Lowcountry author Sherika Meyers and South Carolina State Rep. Deon Tedder (D-Charleston) are teaming up to address the so-called “summer slide” through an innovative reading program. They are hoping the program keeps Charleston County School District students engaged in reading during the summer months.
Recognizing the importance of continuous learning and the impact of summer reading on children’s educational development, Meyers highlights the challenges some students face in reading below their grade level.
“We know that summer reading is very important to help kids continue to learn reading comprehension and other skills throughout the summer,” Meyers said.
To make reading more exciting and accessible, Meyers plans to distribute 800 books to schools in South Carolina. The initiative intends to provide students with the opportunity to take books home and continue reading even when not attending summer programs. While schools typically have libraries, Meyers believes having books available at home further enhances the accessibility and convenience for students.
Tedder, a member of the education committee in Columbia, acknowledged the sobering reality that many South Carolina students have reading levels below what is expected for their grade, especially by the time they reach middle school.

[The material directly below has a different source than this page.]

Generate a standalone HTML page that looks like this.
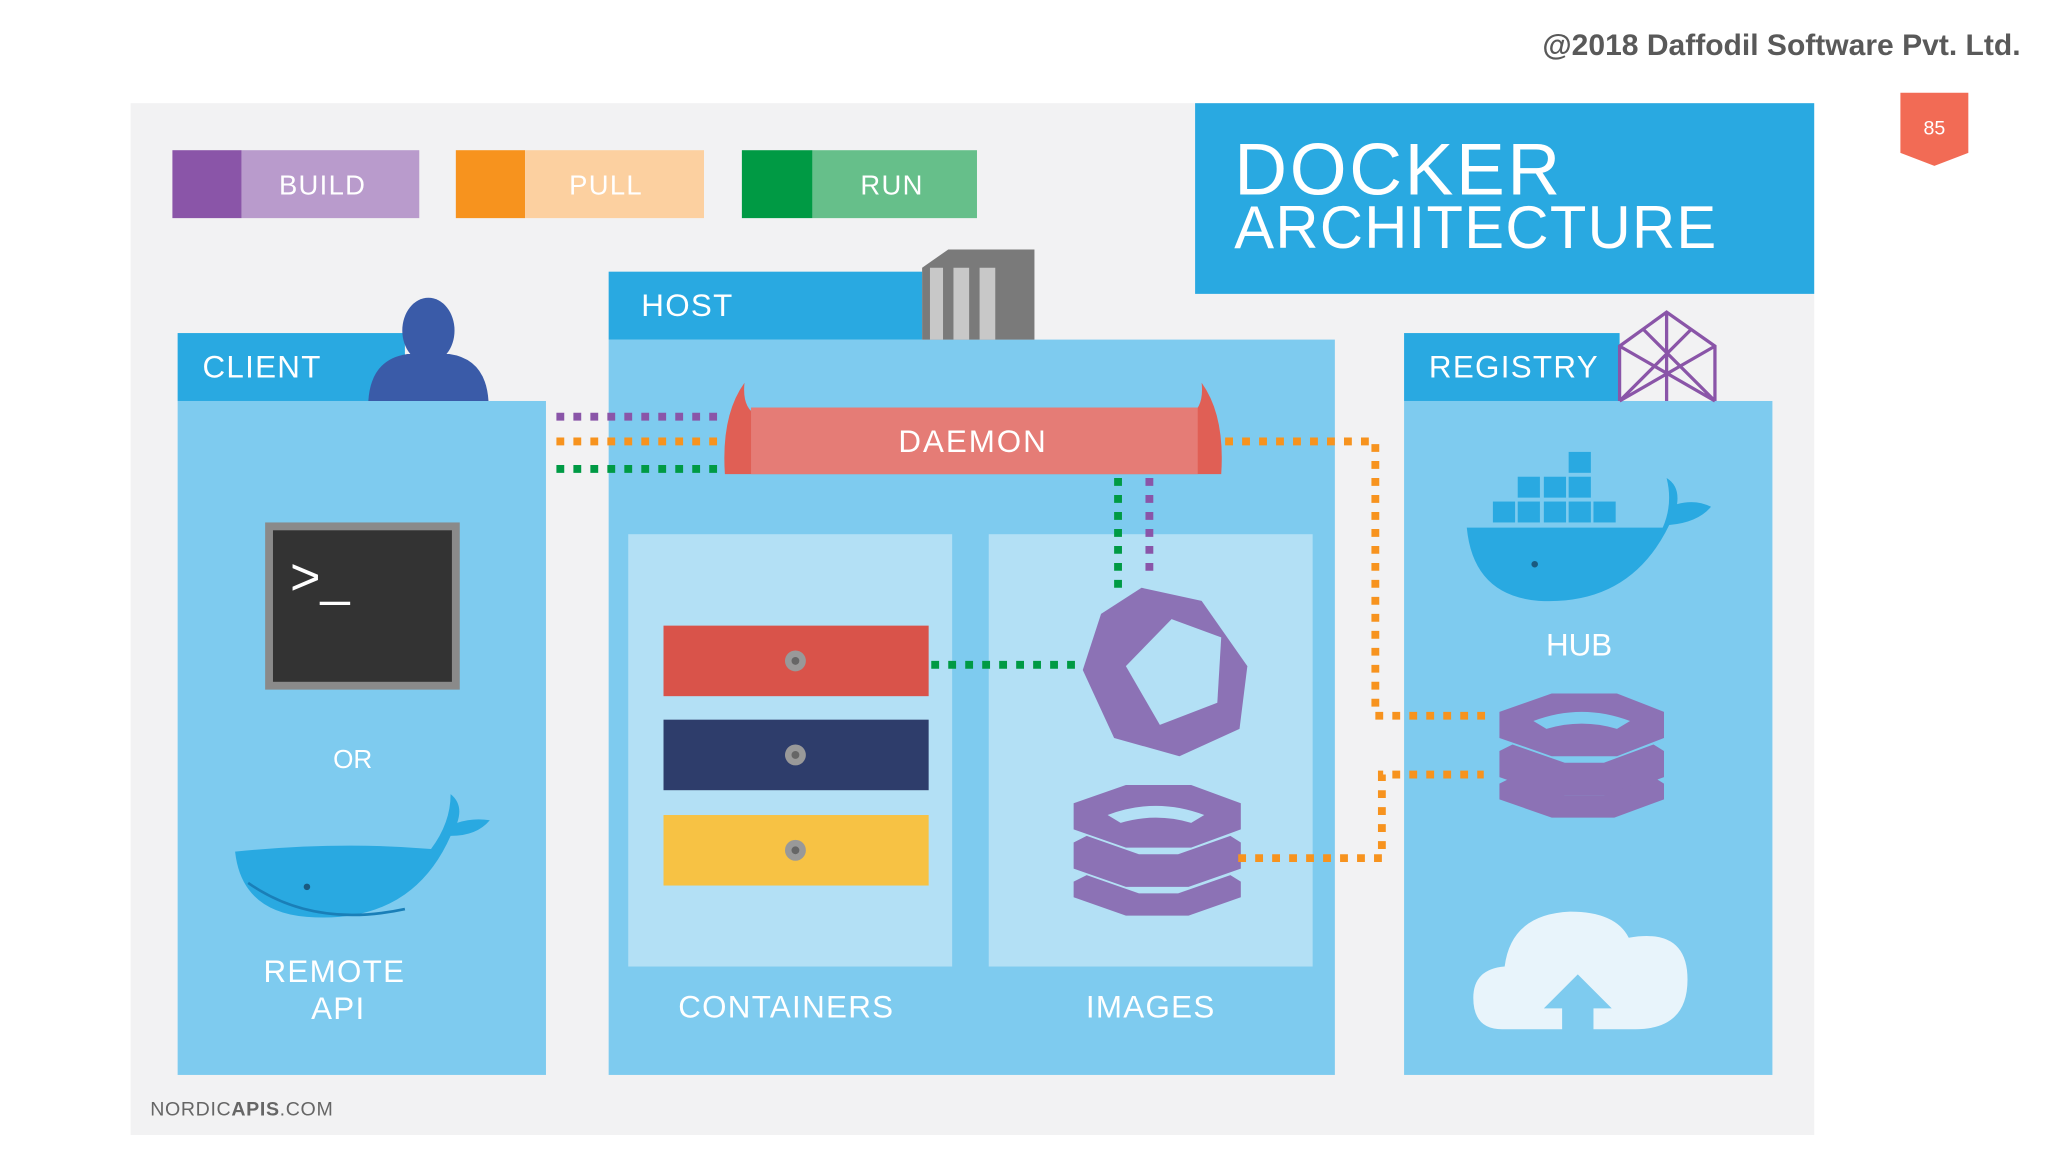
<!DOCTYPE html>
<html><head><meta charset="utf-8"><style>
html,body{margin:0;padding:0;background:#fff;width:2048px;height:1152px;overflow:hidden}
svg{display:block}
text{font-family:"Liberation Sans",sans-serif}
</style></head><body>
<svg width="2048" height="1152" viewBox="0 0 1568 882" xmlns="http://www.w3.org/2000/svg">
<rect width="1568" height="882" fill="#fff"/>
<text x="1547" y="42" text-anchor="end" font-size="23" font-weight="bold" fill="#595959">@2018 Daffodil Software Pvt. Ltd.</text>
<path d="M1455 71h52v46l-26 10l-26-10z" fill="#f26b55"/>
<text x="1481" y="103" text-anchor="middle" font-size="15" fill="#fff">85</text>
<rect x="100" y="79" width="1289" height="790" fill="#f2f2f3"/>
<rect x="132" y="115" width="53" height="52" fill="#8a55a8"/><rect x="185" y="115" width="136" height="52" fill="#b99bcc"/>
<text x="247" y="149" text-anchor="middle" font-size="21" fill="#fff" letter-spacing="1">BUILD</text>
<rect x="349" y="115" width="53" height="52" fill="#f7931e"/><rect x="402" y="115" width="137" height="52" fill="#fcd0a0"/>
<text x="464" y="149" text-anchor="middle" font-size="21" fill="#fff" letter-spacing="1">PULL</text>
<rect x="568" y="115" width="54" height="52" fill="#009a44"/><rect x="622" y="115" width="126" height="52" fill="#66bf8a"/>
<text x="683" y="149" text-anchor="middle" font-size="21" fill="#fff" letter-spacing="1">RUN</text>
<rect x="915" y="79" width="474" height="146" fill="#29a9e1"/>
<text x="945" y="149" font-size="56" fill="#fff" letter-spacing="2">DOCKER</text>
<text x="945" y="190" font-size="46" fill="#fff" letter-spacing="1" textLength="370" lengthAdjust="spacingAndGlyphs">ARCHITECTURE</text>
<rect x="136" y="307" width="282" height="516" fill="#7ecbef"/>
<rect x="136" y="255" width="174" height="52" fill="#29a9e1"/>
<text x="155" y="289" font-size="24" fill="#fff" letter-spacing="1">CLIENT</text>
<ellipse cx="328" cy="253" rx="20" ry="25" fill="#3a5ba8"/>
<path d="M282 307q2-32 30-36h32q28 4 30 36z" fill="#3a5ba8"/>
<rect x="203" y="400" width="149" height="128" fill="#8a8a8a"/><rect x="209" y="406" width="137" height="116" fill="#333"/>
<text x="222" y="455" font-size="40" fill="#fff" font-family="Liberation Mono">&gt;_</text>
<text x="270" y="588" text-anchor="middle" font-size="20" fill="#fff">OR</text>
<path d="M180 652q80 -8 150 -2q15-20 15-42q10 8 5 22q12-4 25-2q-10 12-30 12q-30 68-110 62q-50-4-55-50z" fill="#29a9e1"/>
<path d="M190 676q50 35 120 20" stroke="#1a7fb8" stroke-width="2" fill="none"/>
<circle cx="235" cy="679" r="2.5" fill="#1a5a80"/>
<text x="256" y="752" text-anchor="middle" font-size="24" fill="#fff" letter-spacing="1">REMOTE</text>
<text x="259" y="780" text-anchor="middle" font-size="24" fill="#fff" letter-spacing="1">API</text>
<rect x="466" y="260" width="556" height="563" fill="#7ecbef"/>
<rect x="466" y="208" width="240" height="52" fill="#29a9e1"/>
<text x="491" y="242" font-size="24" fill="#fff" letter-spacing="1">HOST</text>
<path d="M706 205l20-14h66v69h-86z" fill="#7a7a7a"/>
<rect x="712" y="205" width="10" height="55" fill="#c8c8c8"/><rect x="730" y="205" width="12" height="55" fill="#c8c8c8"/><rect x="750" y="205" width="12" height="55" fill="#c8c8c8"/>
<rect x="481" y="409" width="248" height="331" fill="#b3e0f5"/>
<rect x="757" y="409" width="248" height="331" fill="#b3e0f5"/>
<path d="M555 363q-3-45 15-70q-2 20 10 25h330q12-5 10-25q18 25 15 70z" fill="#e05f55"/>
<rect x="575" y="312" width="342" height="51" fill="#e57c76"/>
<text x="745" y="346" text-anchor="middle" font-size="24" fill="#fff" letter-spacing="1.5">DAEMON</text>
<rect x="508" y="479" width="203" height="54" fill="#d9534a"/>
<rect x="508" y="551" width="203" height="54" fill="#2e3d6b"/>
<rect x="508" y="624" width="203" height="54" fill="#f7c244"/>
<g fill="#999"><circle cx="609" cy="506" r="8"/><circle cx="609" cy="578" r="8"/><circle cx="609" cy="651" r="8"/></g>
<g fill="#666"><circle cx="609" cy="506" r="3"/><circle cx="609" cy="578" r="3"/><circle cx="609" cy="651" r="3"/></g>
<path d="M874 450l46 10 35 50-6 48-46 21-50-14-24-52 14-43z" fill="#8c72b5"/>
<path d="M897 474l38 14-3 50-44 17-26-45z" fill="#b3e0f5"/>
<g fill="#8c72b5">
<path d="M822 615l40-14h50l38 14v20l-38 14h-50l-40-14z"/>
<path d="M822 645l10-5 40 14h30l40-14 8 5v20l-40 14h-48l-40-14z"/>
<path d="M822 675l10-5 40 14h30l40-14 8 5v12l-40 14h-48l-40-14z"/>
</g>
<path d="M848 624q37-14 74 0l-10 6q-27-8-54 0z" fill="#b3e0f5"/>
<text x="602" y="779" text-anchor="middle" font-size="24" fill="#fff" letter-spacing="1">CONTAINERS</text>
<text x="881" y="779" text-anchor="middle" font-size="24" fill="#fff" letter-spacing="1">IMAGES</text>
<rect x="1075" y="307" width="282" height="516" fill="#7ecbef"/>
<rect x="1075" y="255" width="165" height="52" fill="#29a9e1"/>
<text x="1094" y="289" font-size="24" fill="#fff" letter-spacing="1">REGISTRY</text>
<g stroke="#8a55a8" stroke-width="2.5" fill="none"><path d="M1240 307v-42l36-26 37 26v42M1240 265l73 42M1313 265l-73 42M1258 252l55 55M1295 252l-55 55M1276 239v68"/></g>
<g fill="#29a9e1">
<rect x="1201" y="346" width="17" height="16"/><rect x="1162" y="365" width="17" height="16"/><rect x="1182" y="365" width="17" height="16"/><rect x="1201" y="365" width="17" height="16"/>
<rect x="1143" y="384" width="17" height="16"/><rect x="1162" y="384" width="17" height="16"/><rect x="1182" y="384" width="17" height="16"/><rect x="1201" y="384" width="17" height="16"/><rect x="1220" y="384" width="17" height="16"/>
<path d="M1123 404h150q8-18 3-38q10 6 8 20q14-4 26 2q-10 12-32 14q-30 62-100 58q-50-4-55-56z"/>
</g>
<circle cx="1175" cy="432" r="2.5" fill="#1a5a80"/>
<text x="1209" y="502" text-anchor="middle" font-size="24" fill="#fff">HUB</text>
<g fill="#8c72b5">
<path d="M1148 545l40-14h50l36 14v20l-36 14h-50l-40-14z"/>
<path d="M1148 575l10-5 40 14h30l38-14 8 5v20l-38 14h-48l-40-14z"/>
<path d="M1148 600l10-5 40 14h30l38-14 8 5v12l-38 14h-48l-40-14z"/>
</g>
<path d="M1174 552q37-14 74 0l-10 6q-27-8-54 0z" fill="#7ecbef"/>
<path d="M1150 788q-22 0-22-24q0-22 24-24q5-40 50-42q35 0 45 20q45-8 45 32q0 38-40 38z" fill="#e8f4fb"/>
<path d="M1182 772l26-26 26 26h-14v18h-24v-18z" fill="#7ecbef"/>
<g fill="none" stroke-width="6" stroke-dasharray="6 7">
<path d="M426 319h129" stroke="#8a55a8"/>
<path d="M426 338h129" stroke="#f7931e"/>
<path d="M426 359h129" stroke="#009a44"/>
<path d="M938 338h115v210h85" stroke="#f7931e"/>
<path d="M948 657h110v-64h78" stroke="#f7931e"/>
<path d="M856 366v84" stroke="#009a44"/>
<path d="M880 366v72" stroke="#8a55a8"/>
<path d="M713 509h110" stroke="#009a44"/>
</g>
<text x="115" y="854" font-size="15" fill="#666" letter-spacing="0.5">NORDIC<tspan font-weight="bold">APIS</tspan>.COM</text>
</svg>
</body></html>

Tedder expressed his support for Meyers’ program, viewing it as a positive step forward in addressing this issue. Providing books for students to take home and read independently can foster a love for reading and contribute to improving their reading skills.
Meyers, who has been writing books for the past four years, shared her motivation behind becoming an author. Having grown up with a speech impediment, she wanted to create a book series that not only promotes self-esteem and self-confidence but also resilience among children facing challenges. One of her popular series is the “Herbie” books, including titles such as “Herbie Goes to School,” “Herbie’s New Friend,” and a Spanish version of “Herbie Goes to School.”
Tedder, who has observed the growth and effectiveness of Meyers’ program over the years, reached out to offer his support in expanding its reach. Tedder emphasized the importance of shining a light on such initiatives to benefit South Carolina’s students. He praised the “Herbie” book series for its ability to teach children that being different does not make them odd but rather shows their uniqueness, encouraging self-esteem and acceptance. “It’s important that we you know, bring these things to light for our kids and with these books not only with the speech impediment but what it teaches children is that if you are different that doesn’t mean you know, you’re an odd person. It just shows that you’re special in your own way and it’s to encourage self-esteem for students who are different from others,” said Representative Tedder.
Several schools have been chosen to participate in Meyers’ program, including Meeting Street at Burns, Sanders Clyde, North Charleston Elementary, and Ashley Rivers Creative Arts School. Meyers explained that they specifically selected three Title One schools within the Charleston County School District and decided to keep all the books within the district.